An excessive amount of groundwater required the town to divert sewage into the Rainy River and relieve stress on its sewage treatment system last week.
And while the 5.6 cm (2.2. inches) of rain that fell in a 12-hour period was to blame, the fact some residents still haven’t switched their sump pumps to “summer mode” exacerbated the problem, Operations and Facilities manager Doug Brown said Thursday.
As such, the town is taking a hard line with those residents, with bylaw enforcement officers to be doing spot inspections at some homes with sump pumps to check to see if they’ve been switched.
Brown noted the town has a bylaw in place stating residents must have their sump pumps in “summer mode” right now in order to prevent rainwater from being discharged into the sanitary sewer system.

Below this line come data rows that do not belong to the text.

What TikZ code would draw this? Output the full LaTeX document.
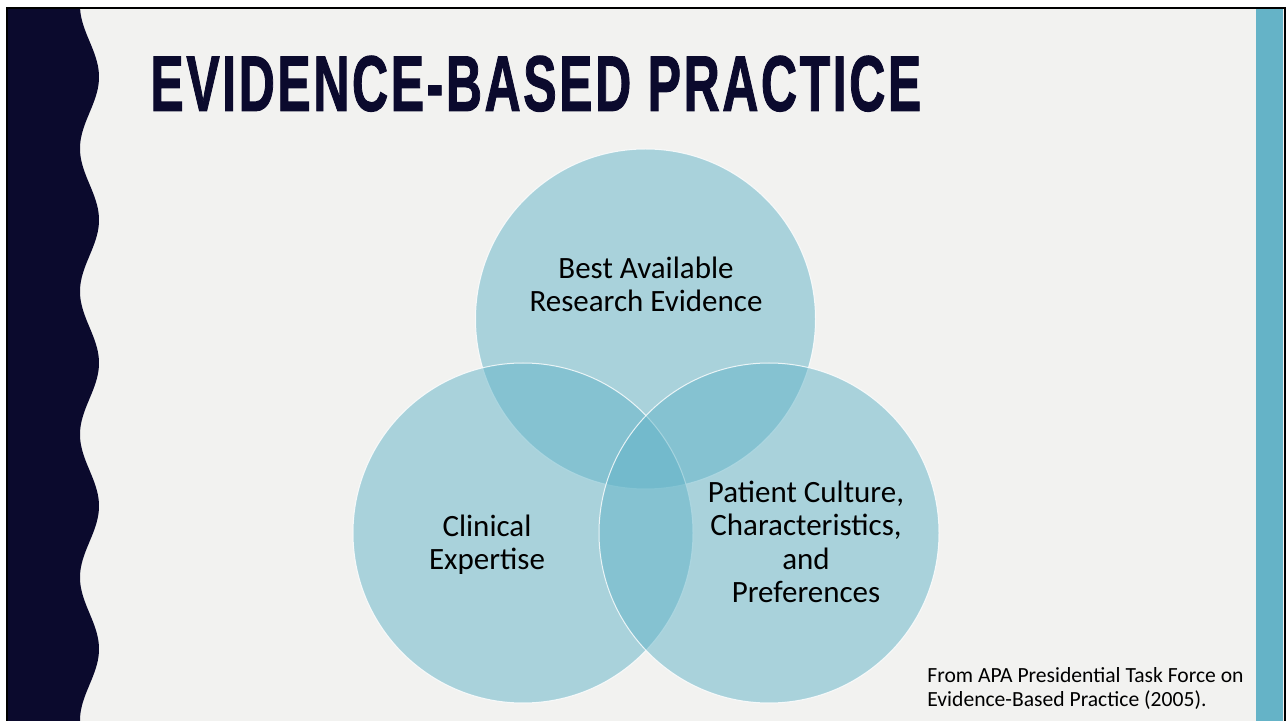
\documentclass[tikz,border=0pt]{standalone}
\usepackage{fontspec}
\setmainfont{Carlito}
\newfontfamily\headfont[FakeBold=1.5, LetterSpace=5]{Liberation Sans}

\definecolor{slidebg}{RGB}{242,242,240}
\definecolor{navy}{RGB}{11,10,45}
\definecolor{stripteal}{RGB}{101,179,199}
\definecolor{ringteal}{RGB}{98,180,200}

\tikzset{
  ring/.style={circle, minimum size=170pt, inner sep=0pt, fill=ringteal,
    fill opacity=0.5, draw=white, draw opacity=0.8, line width=0.5pt},
  ringtext/.style={font=\fontsize{15.5}{16.75}\selectfont, align=center,
    anchor=base, inner sep=0pt}
}

\begin{document}
\begin{tikzpicture}[x=0.5pt, y=-0.5pt]
  \useasboundingbox (0,0) rectangle (1286,721);
  \fill[slidebg] (7,8) rectangle (1284,721);
  % wavy edge: 143px period, 360/143 = 2.5175
  \fill[navy] (6,8) -- plot[domain=8:721, samples=160, smooth]
    ({89.5+9.5*cos(2.5175*(\x-77))}, \x) -- (6,721) -- cycle;
  \fill[stripteal] (1256,8) rectangle (1283,721);
  \draw[line width=1pt] (7,730) -- (7,8) -- (1284.5,8) -- (1284.5,730);

  \node[anchor=south west, inner sep=0pt, text=navy] (title) at (150,112)
    {\resizebox{385.5pt}{27.5pt}{\headfont\bfseries EVIDENCE-BASED PRACTICE}};

  \node[ring] (research) at (645.5,319) {};
  \node[ring] (expertise) at (523,533) {};
  \node[ring] (patient) at (769,533) {};

  % base anchor sits on the last line
  \node[ringtext] (researchtext) at (646,312) {Best Available\\Research Evidence};
  \node[ringtext] (expertisetext) at (487,570) {Clinical\\Expertise};
  \node[ringtext] (patienttext) at (806,603)
    {Patient Culture,\\Characteristics,\\and\\Preferences};

  \node[anchor=base west, align=left, inner sep=0pt,
    font=\fontsize{10.8}{12}\selectfont] (source) at (927,706)
    {From APA Presidential Task Force on\\Evidence-Based Practice (2005).};
\end{tikzpicture}
\end{document}
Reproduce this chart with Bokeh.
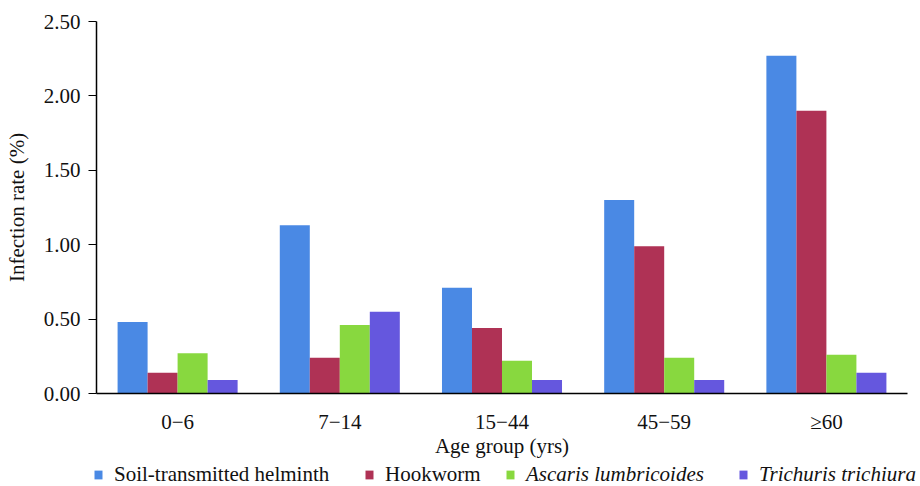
from bokeh.plotting import figure
from bokeh.models import ColumnDataSource, FixedTicker, NumeralTickFormatter, Legend, LegendItem, Range1d
from bokeh.layouts import column
from bokeh.transform import dodge
from bokeh.embed import file_html
from bokeh.resources import INLINE

groups = ["0\u22126", "7\u221214", "15\u221244", "45\u221259", "\u226560"]
series = ["Soil-transmitted helminth", "Hookworm", "Ascaris lumbricoides", "Trichuris trichiura"]
sth = [0.48, 1.13, 0.71, 1.30, 2.27]
hookworm = [0.14, 0.24, 0.44, 0.99, 1.90]
ascaris = [0.27, 0.46, 0.22, 0.24, 0.26]
trichuris = [0.09, 0.55, 0.09, 0.09, 0.14]
y_ticks = [0, 0.5, 1.0, 1.5, 2.0, 2.5]

colors = ["#4A89E4", "#AF3255", "#88D83F", "#6557DE"]
italic = [False, False, True, True]
FONT = "Liberation Serif, DejaVu Serif, serif"
TXT = "#111111"

src = ColumnDataSource(dict(g=groups, sth=sth, hw=hookworm, asc=ascaris, tri=trichuris))

p = figure(x_range=groups, y_range=Range1d(0, 2.5), width=920, height=462,
           output_backend="svg", toolbar_location=None,
           min_border_left=96, min_border_right=13, min_border_top=21, min_border_bottom=69)
p.x_range.range_padding = 0
p.frame_align = False

bw = 0.185
offs = [-1.5 * bw, -0.5 * bw, 0.5 * bw, 1.5 * bw]
for col, off, c in zip(["sth", "hw", "asc", "tri"], offs, colors):
    p.vbar(x=dodge("g", off, range=p.x_range), top=col, width=bw, source=src,
           fill_color=c, line_color=None)

p.xgrid.visible = False
p.ygrid.visible = False
p.outline_line_color = None

p.yaxis.ticker = FixedTicker(ticks=y_ticks)
p.yaxis.formatter = NumeralTickFormatter(format="0.00")
p.yaxis.minor_tick_line_color = None
p.yaxis.major_tick_in = 0
p.yaxis.major_tick_out = 8
p.yaxis.major_tick_line_color = "black"
p.yaxis.major_tick_line_width = 1.2
p.yaxis.axis_label = "Infection rate (%)"
p.xaxis.axis_label = "Age group (yrs)"
p.xaxis.major_tick_line_color = None
p.xaxis.minor_tick_line_color = None
p.xaxis.major_label_standoff = 10
p.xaxis.axis_label_standoff = -3
p.yaxis.axis_label_standoff = 12
p.yaxis.major_label_standoff = 8

for ax in (p.xaxis, p.yaxis):
    ax.axis_line_color = "black"
    ax.axis_line_width = 1.5
    ax.major_label_text_font = FONT
    ax.major_label_text_color = TXT
    ax.axis_label_text_font = FONT
    ax.axis_label_text_font_size = "21px"
    ax.axis_label_text_font_style = "normal"
    ax.axis_label_text_color = TXT
p.xaxis.major_label_text_font_size = "21px"
p.yaxis.major_label_text_font_size = "21px"

# legend strip
lp = figure(width=920, height=24, x_range=Range1d(0, 1), y_range=Range1d(0, 1),
            output_backend="svg", toolbar_location=None,
            min_border_left=0, min_border_right=0, min_border_top=0, min_border_bottom=0)
lp.frame_align = False
lp.axis.visible = False
lp.grid.visible = False
lp.outline_line_color = None

leg_x = [93, 364, 505, 738]
for name, c, it, lx in zip(series, colors, italic, leg_x):
    r = lp.vbar(x=[5], top=[5], bottom=[4], width=0.1, fill_color=c, line_color=None)
    lg = Legend(items=[LegendItem(label=name, renderers=[r])], location=(lx, -1))
    lg.label_text_font = FONT
    lg.label_text_font_size = "21px"
    lg.label_text_font_style = "italic" if it else "normal"
    lg.label_text_color = TXT
    lg.glyph_width = 10
    lg.glyph_height = 11
    lg.label_standoff = 11
    lg.padding = 0
    lg.margin = 0
    lg.border_line_color = None
    lg.background_fill_alpha = 0
    lp.add_layout(lg, "center")

layout = column(p, lp, spacing=0)
open("out.html", "w").write(file_html(layout, INLINE))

Putting that water into the sanitary sewer system, as opposed to outdoors and into the storm sewer system, increases the burden on the sewage treatment plant, which is still having a hard time handling the current groundwater levels, he remarked.
In one way or another, Brown said, all residents are affected by the fact some people are responsible for putting that extra water into the system.
“If we have any rainfall for an extended period of time this summer, people will see flooded basements,” he warned.
“People should know that this affects the sewer and water rates, too. The less water the town has to treat, the less cost there is,” Brown added.
Referring back to last Thursday, Brown noted the local sewage treatment plant went into bypass mode at 2 a.m., adding the overflow into the Rainy River stopped around 1:20 p.m. that same day.
He stressed that although the sewage was not “treated” (i.e., it did not get processed at the sewage treatment plant), it was subjected to a “chlorine drip” and sterilized in that manner.
The bypass was not in violation of any environmental regulations.